Smiling triggers certain neurochemical processes that regulate health and happiness, it also releases dopamine, endorphins and serotonin – hormones which can induce physical and mental relaxation, act as natural pain relievers, even alter heartrate and blood pressure. So while smirking under duress might sound a bit daft, there’s actually solid science behind it. As the saying goes: smile, and the world smiles back at you.

– After the competition, a millenary hunger – you eat every food in sight for two or three days. Exhausted, sleepy, more satisfied if you won, dizzy sometimes. However, painting has gradually taken more space in my days and brain during the last decade.

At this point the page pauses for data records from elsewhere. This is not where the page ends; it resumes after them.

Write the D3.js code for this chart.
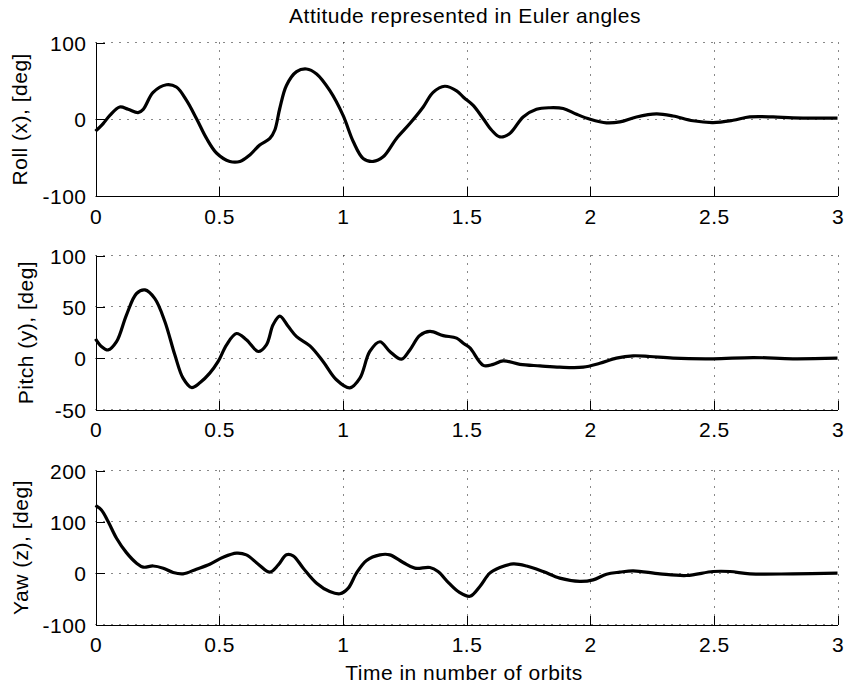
<!DOCTYPE html>
<html>
<head>
<meta charset="utf-8">
<script src="https://cdn.jsdelivr.net/npm/d3@7"></script>
<style>
    body { margin: 0; background: #fff; }
    svg text { font-family: Arial, "Liberation Sans", Helvetica, sans-serif; font-size: 21px; letter-spacing: 0.5px; fill: #000; }
</style>
</head>
<body>
<svg width="846" height="688"></svg>
<script>
// values (time in orbits, angle in deg)
let rollTime = [0, 0.031, 0.058, 0.098, 0.132, 0.172, 0.193, 0.233, 0.287, 0.327, 0.368, 0.408, 0.449, 0.489,
    0.543, 0.584, 0.624, 0.664, 0.705, 0.725, 0.745, 0.772, 0.813, 0.853, 0.894, 0.947, 1.001, 1.042, 1.082,
    1.123, 1.163, 1.217, 1.271, 1.325, 1.365, 1.412, 1.46, 1.49, 1.527, 1.567, 1.601, 1.635, 1.675, 1.729,
    1.783, 1.837, 1.891, 1.945, 2.0, 2.066, 2.12, 2.187, 2.268, 2.335, 2.416, 2.497, 2.578, 2.645, 2.74, 2.82, 3.0];
let roll = [-15.5, -5.6, 5, 16, 13, 8.6, 13, 35, 45, 42, 24.6, 1, -25, -44,
    -55, -55, -46.5, -33.6, -25, -14, 14, 44, 62, 65.5, 59, 37.5, 5, -29, -51,
    -55, -49, -25, -5.6, 16, 35, 43, 37, 28, 18, 1, -14, -23, -18.5, 3,
    13, 15, 14, 6.5, 0, -4.7, -3.4, 3, 7, 4.3, -2, -4.3, -1.3, 3, 3, 1.7, 1.5];

let pitchTime = [0, 0.024, 0.051, 0.085, 0.125, 0.166, 0.2, 0.24, 0.28, 0.321, 0.354, 0.388, 0.422, 0.462,
    0.496, 0.53, 0.57, 0.61, 0.658, 0.691, 0.718, 0.745, 0.779, 0.813, 0.867, 0.92, 0.974, 1.028, 1.069,
    1.109, 1.15, 1.19, 1.237, 1.271, 1.311, 1.352, 1.406, 1.46, 1.49, 1.514, 1.568, 1.608, 1.648, 1.716,
    1.797, 1.877, 1.972, 2.039, 2.106, 2.174, 2.241, 2.335, 2.497, 2.659, 2.82, 3.0];
let pitch = [18.8, 11.4, 8, 16, 42, 63, 66.5, 58, 36, 3, -19.5, -28.6, -24, -14.6,
    -3.2, 13, 24, 18, 6.5, 13, 32.5, 41, 31, 21, 12, -3.2, -21, -29, -19.5,
    6.5, 16, 6.5, -1, 8, 22, 26, 22, 19.5, 14, 10, -7, -6, -2.6, -6,
    -7.5, -8.8, -8.8, -5, 0, 2.3, 1.6, 0, -0.6, 0.6, -0.6, 0];

let yawTime = [0, 0.024, 0.051, 0.085, 0.125, 0.166, 0.193, 0.233, 0.274, 0.314, 0.354, 0.408, 0.462, 0.516,
    0.57, 0.61, 0.658, 0.705, 0.739, 0.772, 0.799, 0.84, 0.894, 0.947, 0.988, 1.022, 1.055, 1.096, 1.15,
    1.19, 1.244, 1.291, 1.352, 1.385, 1.429, 1.47, 1.514, 1.554, 1.594, 1.635, 1.689, 1.743, 1.81, 1.877,
    1.958, 2.012, 2.066, 2.12, 2.174, 2.282, 2.39, 2.497, 2.565, 2.646, 2.82, 3.0];
let yaw = [132, 123, 100.6, 68, 40, 19.5, 11.7, 14, 9.7, 1.3, -1.3, 7.8, 17.5, 31,
    39, 35.7, 17.5, 2, 16, 35.7, 33.8, 9.7, -19.5, -35.7, -40, -29, 0, 24.7, 35.7,
    35.7, 20.8, 9.7, 11, 3.2, -19.5, -37, -45, -26, 0, 11, 18, 14, 3.2, -9.7,
    -16, -13, -2, 2, 4.5, -1.3, -4.5, 3.2, 3.2, -1.3, -1.3, 0];

// ticks and labels
let xTicks = [0, 0.5, 1, 1.5, 2, 2.5, 3];
let xTickLabels = ["0", "0.5", "1", "1.5", "2", "2.5", "3"];
let rollTicks = [-100, 0, 100];
let pitchTicks = [-50, 0, 50, 100];
let yawTicks = [-100, 0, 100, 200];
let yLabels = ["Roll (x), [deg]", "Pitch (y), [deg]", "Yaw (z), [deg]"];
let titleText = "Attitude represented in Euler angles";
let xLabelText = "Time in number of orbits";

const svg = d3.select("svg");

let left = 95.5;
let right = 837.5;
let tickLen = 9;

let panels = [
    {time: rollTime, values: roll, ticks: rollTicks, top: 42.5, bottom: 196, labelX: 27},
    {time: pitchTime, values: pitch, ticks: pitchTicks, top: 255.5, bottom: 409.5, labelX: 33},
    {time: yawTime, values: yaw, ticks: yawTicks, top: 470.5, bottom: 624.5, labelX: 28}
];

let x = d3.scaleLinear().domain([xTicks[0], xTicks[xTicks.length - 1]]).range([left, right]);

panels.forEach((p, k) => {
    let y = d3.scaleLinear()
        .domain([p.ticks[0], p.ticks[p.ticks.length - 1]])
        .range([p.bottom, p.top]);
    let g = svg.append("g");

    // dotted grid
    g.selectAll("line.gx")
            .data(xTicks)
        .enter().append("line")
            .attr("class", "gx")
            .attr("x1", (d) => Math.round(x(d)) + 0.5)
            .attr("x2", (d) => Math.round(x(d)) + 0.5)
            .attr("y1", p.top)
            .attr("y2", p.bottom)
            .attr("stroke", "#111")
            .attr("stroke-dasharray", "1,7");
    g.selectAll("line.gy")
            .data(p.ticks)
        .enter().append("line")
            .attr("class", "gy")
            .attr("x1", left)
            .attr("x2", right)
            .attr("y1", (d) => Math.round(y(d) - 0.5) + 0.5)
            .attr("y2", (d) => Math.round(y(d) - 0.5) + 0.5)
            .attr("stroke", "#111")
            .attr("stroke-dasharray", "1,7");

    // the curve
    let line = d3.line()
        .x((d, i) => x(p.time[i]))
        .y((d) => y(d))
        .curve(d3.curveCatmullRom.alpha(0.5));
    g.append("path")
        .datum(p.values)
        .attr("d", line)
        .attr("fill", "none")
        .attr("stroke", "#000")
        .attr("stroke-width", 3.2)
        .attr("stroke-linejoin", "round");

    // axes, ticks point inwards
    let xAxis = d3.axisBottom(x)
        .tickValues(xTicks)
        .tickFormat((d, i) => xTickLabels[i])
        .tickSizeInner(-tickLen)
        .tickSizeOuter(0)
        .tickPadding(13);
    let yAxis = d3.axisLeft(y)
        .tickValues(p.ticks)
        .tickFormat((d) => String(d))   // plain hyphen, like the original
        .tickSizeInner(-tickLen)
        .tickSizeOuter(0)
        .tickPadding(9);

    let gx = g.append("g")
        .attr("transform", `translate(0,${p.bottom})`)
        .call(xAxis);
    let gy = g.append("g")
        .attr("transform", `translate(${left},0)`)
        .call(yAxis);
    [gx, gy].forEach(a => {
        a.attr("font-size", null).attr("font-family", null);
        a.selectAll("path, line").attr("stroke", "#000").attr("shape-rendering", "crispEdges");
    });
    gy.selectAll("text").attr("dy", "0.36em");

    g.append("text")
        .attr("transform", `translate(${p.labelX},${(p.top + p.bottom) / 2}) rotate(-90)`)
        .attr("text-anchor", "middle")
        .text(yLabels[k]);
});

svg.append("text")
    .attr("x", 465)
    .attr("y", 23)
    .attr("text-anchor", "middle")
    .text(titleText);

svg.append("text")
    .attr("x", 464)
    .attr("y", 680)
    .attr("text-anchor", "middle")
    .text(xLabelText);
</script>
</body>
</html>
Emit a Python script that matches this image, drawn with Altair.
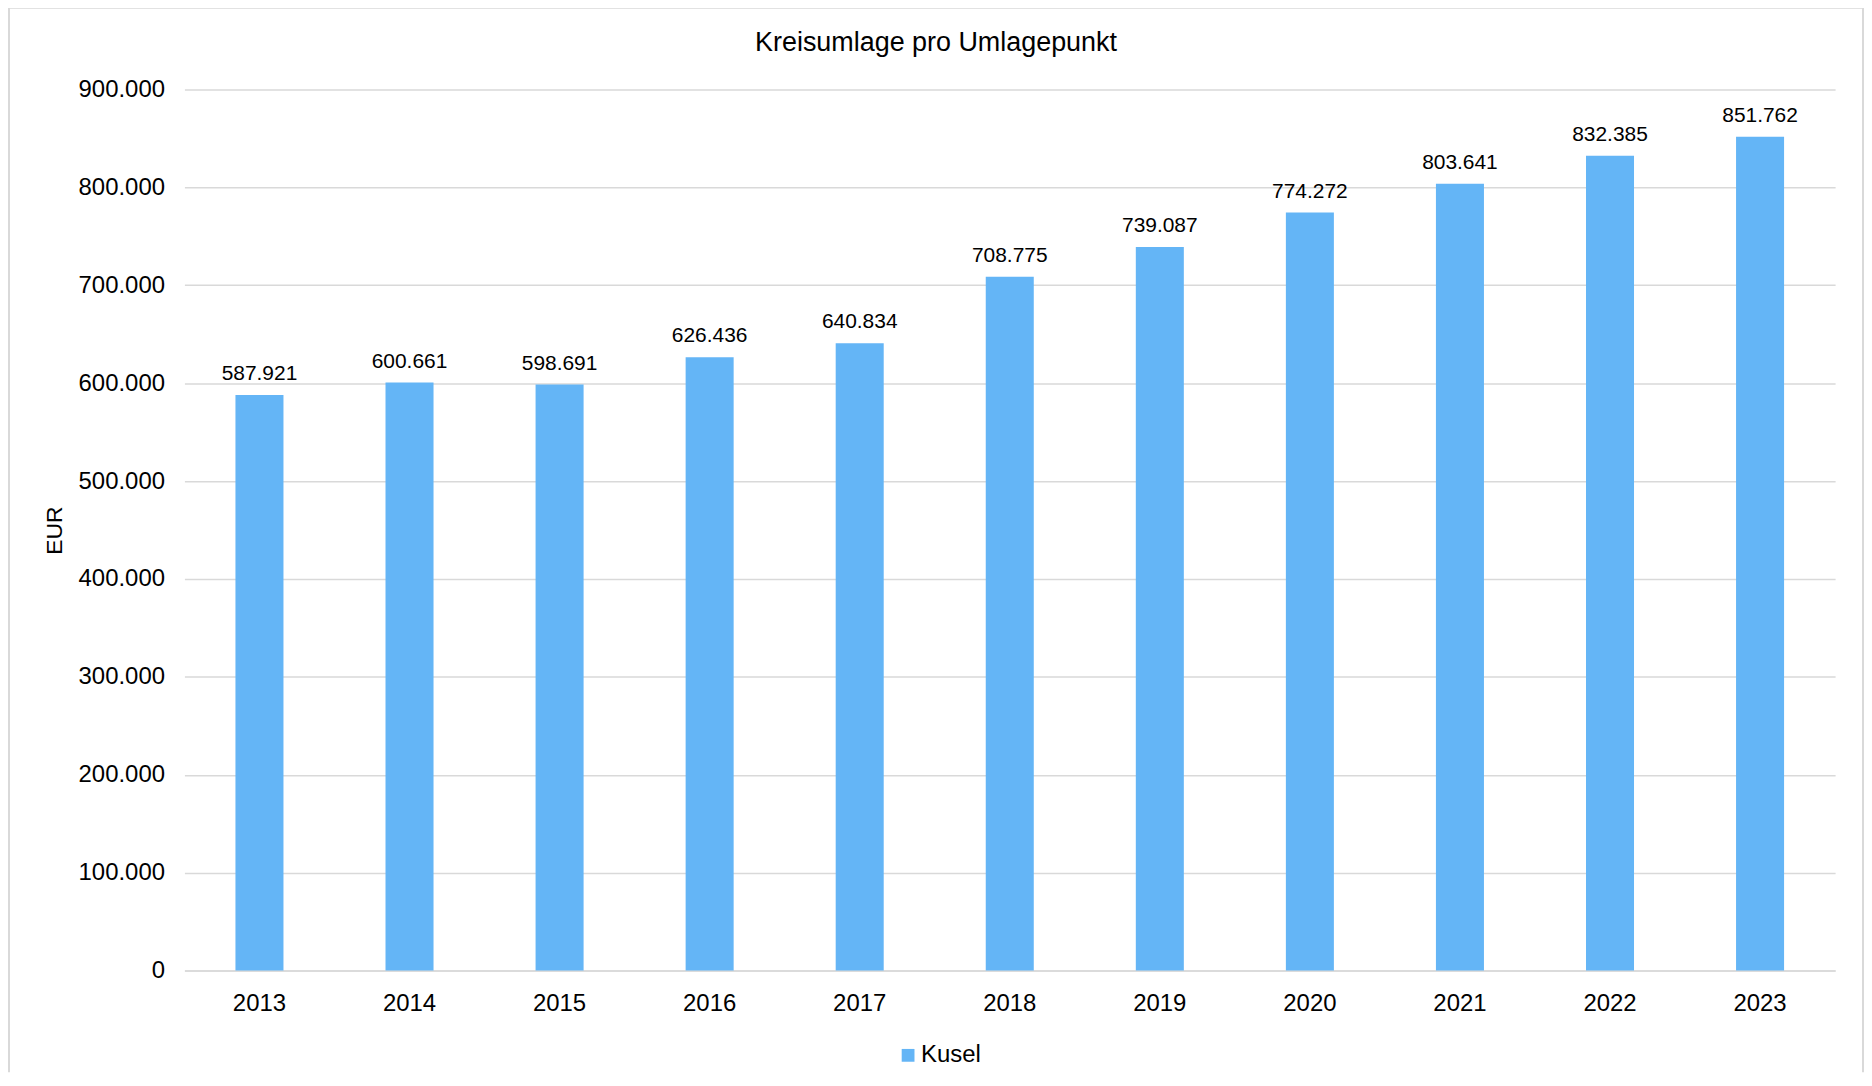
import altair as alt
import pandas as pd

years = ["2013", "2014", "2015", "2016", "2017", "2018", "2019", "2020", "2021", "2022", "2023"]
values = [587921, 600661, 598691, 626436, 640834, 708775, 739087, 774272, 803641, 832385, 851762]
series = ["Kusel"] * len(years)
y_ticks = [0, 100000, 200000, 300000, 400000, 500000, 600000, 700000, 800000, 900000]
title_text = "Kreisumlage pro Umlagepunkt"

df = pd.DataFrame({"Jahr": years, "Wert": values, "Serie": series})
df["Label"] = [f"{v:,}".replace(",", ".") for v in values]

FONT = "Liberation Sans"
BLUE = "#64B5F6"
GRID = "#D9D9D9"
W, H = 1656, 884

x = alt.X("Jahr:N", title=None, sort=years,
          scale=alt.Scale(paddingInner=0.68, paddingOuter=0.34),
          axis=alt.Axis(labelAngle=0, labelFontSize=24, labelFont=FONT, labelColor="#000000",
                        labelPadding=21, ticks=False, domainColor=GRID, domainWidth=1.5))
y = alt.Y("Wert:Q", title="EUR",
          scale=alt.Scale(domain=[0, 900000], nice=False),
          axis=alt.Axis(values=y_ticks, labelFontSize=24, labelFont=FONT, labelColor="#000000",
                        labelExpr="replace(format(datum.value, ','), ',', '.')",
                        labelPadding=20, ticks=False, domain=False,
                        gridColor=GRID, gridWidth=1.5,
                        titleFont=FONT, titleFontSize=23, titleFontWeight="normal",
                        titleColor="#000000", titlePadding=12))

bars = alt.Chart(df).mark_bar(color=BLUE).encode(
    x=x, y=y,
    color=alt.Color("Serie:N", scale=alt.Scale(range=[BLUE]),
                    legend=alt.Legend(title=None, orient="none", legendX=714, legendY=957,
                                      symbolType="square", symbolSize=165, symbolStrokeWidth=0,
                                      labelFont=FONT, labelFontSize=24, labelColor="#000000",
                                      labelOffset=1))
)

labels = alt.Chart(df).mark_text(font=FONT, fontSize=21, color="#000000",
                                 baseline="alphabetic", dy=-15).encode(
    x=alt.X("Jahr:N", sort=years), y="Wert:Q", text="Label:N"
)

single = pd.DataFrame({"t": [title_text]})
title = alt.Chart(single).mark_text(font=FONT, fontSize=27, color="#000000",
                                    align="center", baseline="middle").encode(
    x=alt.value(754), y=alt.value(-47), text="t:N")

# outer chart frame (left, top, right edges)
frame_left = alt.Chart(single).mark_rule(color=GRID, strokeWidth=2).encode(
    x=alt.value(-176), y=alt.value(-82), y2=alt.value(986))
frame_right = alt.Chart(single).mark_rule(color=GRID, strokeWidth=2).encode(
    x=alt.value(W + 28), y=alt.value(-82), y2=alt.value(986))
frame_top = alt.Chart(single).mark_rule(color=GRID, strokeWidth=2).encode(
    x=alt.value(-176), x2=alt.value(W + 28), y=alt.value(-82))

chart = (bars + labels + title + frame_left + frame_right + frame_top).properties(
    width=W, height=H,
    padding={"left": 0, "top": -3, "right": 0, "bottom": 0},
    background="white",
).configure_view(stroke=None)

chart.save("out.html", embed_options={"renderer": "svg", "actions": False})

I stopped competing in 2009, and don’t wrestle at all since two or three years back, I’ve already painted through various bigger and smaller injuries all my life, sometimes crying hard while painting.

It’s not only wrestling he’s sacrificed for the visual arts – Paolo says inhaling turpentine fumes with such intensity for long stretches of time has left him entirely bereft of olfactive function.

– I lost my sense of smell in 1999, when I started forcing myself to stay in my studio to learn painting by myself. Years of formal exercises with oils on canvas, never going out beyond wrestling training. Endless months of monastic life and discipline. I never had a strong sense of smell from birth though, so it hasn’t been a big passage… I have my eyes and my hands, they’ve always given me the most powerful sensations ever.